The coining of new words generally arises first of all with the need to designate new concepts resulting from the development of science and also with the need to express nuances of meaning called forth by a deeper understanding of the nature of the phenomenon in question. It may also be the result of a search for a more economical, brief and compact form of utterance which proves to be a more expressive means of commu­nicating the idea.
The first type of newly coined words (designate newborn concepts) - terminological coinages. The second type (words, coined because their creators seek expressive utte­rance) - stylistic coinages.
New words are mainly coined according to the productive models for word-building in the given language. But the new words of the literary-bookish type we are dealing with in this chapter may sometimes be built with the help of affixes and by other means which have gone out of use or which are in the process of dying out.
Among new coinages of a literary-bookish type must be mentioned a considerable layer of words appearing in the publicistic style, mainly in newspaper articles and magazines and also in the newspaper style— mostly in newspaper headlines: blimp a name coined by Low, the well-known English cartoonist. The name was coined to designate an English colonel famous for his conceit, brutality, ultra-conservatism. This word gave birth to a derivative, viz. Blimpish. Other examples are ‘backlash’ (отвечать ударом за удар, политика «белого бумеранга», неожиданное сильное движение назад, вызывать отрицательную реакцию) (in ‘backlash policy’) and its opposite ‘front lash’.
Throughout the history of the English literary language, scholars have expressed their opposition to three main lines of innovation in the vocabulary: firstly, to borrowings which they considered objection­able because of their irregularity; secondly, to the revival of archaic words; and thirdly, because the process of creation of new words was too rapid for the literary language to assimilate.

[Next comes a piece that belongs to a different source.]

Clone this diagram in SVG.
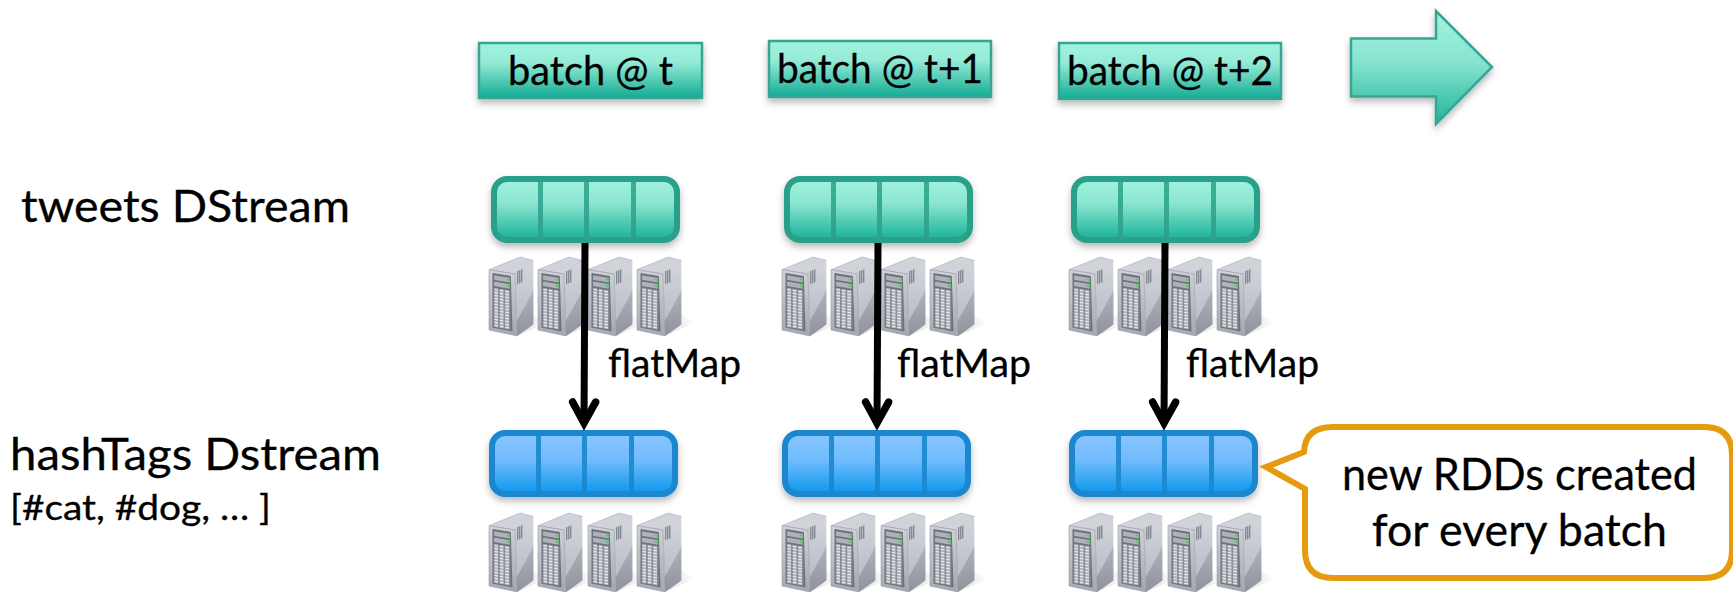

The fate of literary coinages mainly de­pends on the number of rival synonyms already existing in the vocab­ulary of the language. It also depends on the shade of meaning the new coinage may convey to the mind of the reader.
Many coinages disappear entirely from the language, leaving no mark of their even brief existence. Other literary neologisms leave traces in the vocabulary because they are fixed in the literature of their time. In other words, new literary-bookish coinages will always leave traces in the language, inasmuch as they appear in writing. This is not the case with colloquial coinages. These, as we shall see later, are spontaneous, and due to their linguistic nature, cannot be fixed unless special care is taken by specialists to preserve them.
Most of the literary-bookish coinages are built by means of affix­ation and word compounding.
Semantic word-building, that is, giving an old word a new meaning, is rarely employed by writers who coin new words for journalistic pur­poses. It is too slow and imperceptible in its growth to produce any kind of sensational effect.